The tax cuts, however, don’t seem to be playing a role in hiring and investment plans. And the trade conflicts stirred up by the Trump administration are having a negative influence, with the majority of economists at goods-producing firms who replied to the most recent survey by the National Association for Business Economics saying that their companies were putting investments on hold as they wait to see how things play out.
New Tax on Non-Profits Hits Public Universities
The Republican tax bill signed into law late last year imposed a 21 percent tax on employees at non-profits who earn more than $1 million a year. According to data from the Chronicle of Higher Education cited by Bloomberg, there were 12 presidents of public universities who received compensation of at least $1 million in 2017, with James Ramsey of the University of Louisville topping the list at $4.3 million. Endowment managers could also get hit with the tax, as could football coaches, some of whom earn substantially more than the presidents of their institutions.
Government Revenues Drop as Tax Cuts Kick In
Corporate tax receipts in June were 33 percent lower than a year ago, according to data released by the Treasury Department Thursday, as companies made smaller estimated payments due to the reduction in their tax rates. Total receipts were down 7 percent, while payroll taxes were 5 percent lower compared to June 2017.
“June receipts to US government were our first mostly-clear look at the revenue effects of the new tax law, with lots of estimated payments and little noise from the 2017 tax year,” The Wall Street Journal’s Richard Rubin tweeted Friday.
Surprisingly, the deficit was smaller in June compared to a year ago, narrowing to $74.86 billion from $90.23 billion last year.

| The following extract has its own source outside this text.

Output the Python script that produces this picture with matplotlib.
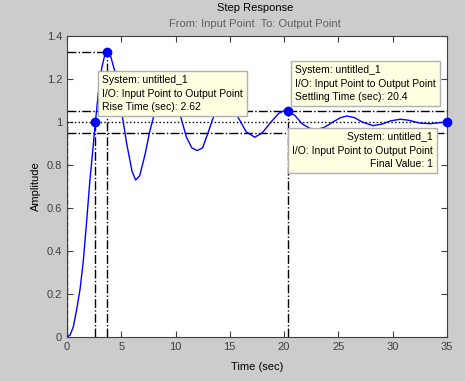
import numpy as np
import matplotlib
matplotlib.use("Agg")
import matplotlib.pyplot as plt

plt.rcParams["font.family"] = ["Liberation Sans", "DejaVu Sans"]

# step response
t = [0, 0.3, 0.6, 0.9, 1.2, 1.5, 1.8, 2.1, 2.4, 2.62, 2.9, 3.2, 3.5, 3.65,
     4.0, 4.5, 5.0, 5.5, 6.0, 6.33, 6.7, 7.2, 7.6, 7.9, 8.4, 8.8, 9.2, 9.6,
     10.1, 10.56, 11.0, 11.5, 12.0, 12.5, 13.0, 13.4, 13.9, 14.6, 15.3, 15.9,
     16.5, 17.3, 18.0, 18.8, 19.5, 20.1, 20.4, 21.0, 21.7, 22.4, 23.0, 23.7,
     24.5, 25.2, 25.8, 26.5, 27.2, 28.2, 29.0, 29.8, 30.7, 31.5, 32.5, 33.5,
     34.3, 35.0]
y = [0, 0.01, 0.05, 0.13, 0.22, 0.35, 0.53, 0.72, 0.88, 1.0, 1.14, 1.25, 1.315, 1.325,
     1.31, 1.22, 1.06, 0.9, 0.77, 0.73, 0.75, 0.85, 0.95, 1.01, 1.1, 1.16, 1.18, 1.16,
     1.09, 1.01, 0.93, 0.88, 0.867, 0.88, 0.95, 1.01, 1.07, 1.095, 1.06, 1.01,
     0.955, 0.929, 0.95, 1.0, 1.04, 1.055, 1.05, 1.03, 0.99, 0.97, 0.965, 0.975,
     1.0, 1.02, 1.028, 1.02, 1.0, 0.983, 0.99, 1.005, 1.013, 1.008, 0.995, 0.992,
     0.997, 1.0]

rise_t, rise_y = 2.62, 1.0
peak_t, peak_y = 3.65, 1.325
settle_t, settle_y = 20.4, 1.05
final_t, final_y = 35, 1.0
band = [0.95, 1.05]

W, H = 465, 381
bg = "#cccccc"
txtc = "#404040"
fig = plt.figure(figsize=(W / 100, H / 100), dpi=100, facecolor=bg)
ax = fig.add_axes([0.144, 0.1155, 0.817, 0.79])
ax.set_facecolor("white")

ax.plot(t, y, color="#0000ff", lw=1, zorder=3)

k = dict(color="black", lw=1, zorder=2)
ax.axhline(final_y, ls=":", **k)
for b in band:
    ax.axhline(b, ls="-.", **k)
ax.plot([0, peak_t], [peak_y, peak_y], ls="-.", **k)
ax.plot([peak_t, peak_t], [0, peak_y], ls="-.", **k)
ax.plot([rise_t, rise_t], [0, rise_y], ls="-.", **k)
ax.plot([0, 0], [0, rise_y], ls="--", **k)
ax.plot([settle_t, settle_t], [0, settle_y], ls="-.", **k)

for px, py in [(rise_t, rise_y), (peak_t, peak_y), (settle_t, settle_y), (final_t, final_y)]:
    ax.plot(px, py, "o", color="#0000ff", ms=6, zorder=6, clip_on=False)

ax.set_xlim(0, 35)
ax.set_ylim(0, 1.4)
ax.set_xticks(np.arange(0, 36, 5))
ax.set_yticks(np.arange(0, 1.41, 0.2))
ax.set_yticklabels(["0", "0.2", "0.4", "0.6", "0.8", "1", "1.2", "1.4"])
ax.tick_params(direction="in", length=4, top=True, right=True, labelsize=8,
               colors=txtc, labelcolor=txtc)
for s in ax.spines.values():
    s.set_color(txtc)

ax.set_xlabel("Time (sec)", fontsize=8, labelpad=7)
ax.set_ylabel("Amplitude", fontsize=8, labelpad=4)
fig.text(255 / W, 1 - 8 / H, "Step Response", ha="center", va="center", fontsize=8)
fig.text(255 / W, 1 - 24 / H, "From: Input Point  To: Output Point", ha="center",
         va="center", fontsize=8, color="#606060")


def tip(x, y, s, ha="left"):
    box = dict(boxstyle="square,pad=0.4", fc="#ffffe1", ec="#b0b0b0", lw=1)
    fig.text(x / W, 1 - y / H, s, fontsize=7.5, ha=ha, va="top", multialignment=ha,
             bbox=box, zorder=10, linespacing=1.45)


tip(102, 75, "System: untitled_1\nI/O: Input Point to Output Point\nRise Time (sec): 2.62")
tip(295, 65, "System: untitled_1\nI/O: Input Point to Output Point\nSettling Time (sec): 20.4")
tip(433, 132, "System: untitled_1\nI/O: Input Point to Output Point\nFinal Value: 1", ha="right")

fig.savefig("out.png", dpi=100, facecolor=bg)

The drop was driven by a 9 percent reduction in government outlays that reflected accounting changes rather than any real changes in spending, Rubin said in the Journal.
“More broadly, the federal deficit is swelling as government spending outpaces revenues,” Rubin wrote. “The budget gap totaled $607.1 billion in the first nine months of the 2018 fiscal year, 16% larger than the same point a year earlier.”
Kyle Pomerleau of the Tax Foundation pointed out that the drop in corporate tax receipts is a permanent feature of the Republican tax cuts, tweeting: “Even in a Trump dream world in which these cuts paid for themselves, corporate tax collections would remain below baseline forever. It would be higher income and payroll receipts that made up the difference.”
Deficit Jumps in Trump’s First Fiscal Year
The federal budget deficit rose by 16 percent in the first nine months of the 2018 fiscal year, which began last October. The shortfall came to $607 billion, compared to $523 billion in the same period the year before, according to a U.S. Treasury report released Thursday and reported by Bloomberg. Both revenue and spending rose, but spending rose faster. Revenues came to $2.54 trillion, up 1.3 percent from the same nine-month period in 2017, while spending came to $3.15 trillion, up 3.9 percent.
Where’s the Obamacare Navigator Funding for 2019, PA Insurance Commissioner Asks
Pennsylvania’s insurance commissioner sent a letter this week to Health and Human Services Secretary Alex Azar and Centers for Medicare and Medicaid Services (CMS) Administrator Seema Verma requesting that they “immediately release the funding details for the Navigator program for the upcoming open enrollment period for 2019.” Navigators are the state and local groups that help people sign up for Affordable Care Act plans.
“In years past, grant applications and new funding opportunities were released by CMS in April, CMS required Navigator organizations to apply by June and approved applications and new funding by late August,” Pennsylvania’s Jessica Altman wrote. “The current lack of guidance has put Navigator organizations – and states - far behind in their planning and creates an inability for the Navigator organizations to design a successful plan for helping people enroll during the 2019 open enrollment period.”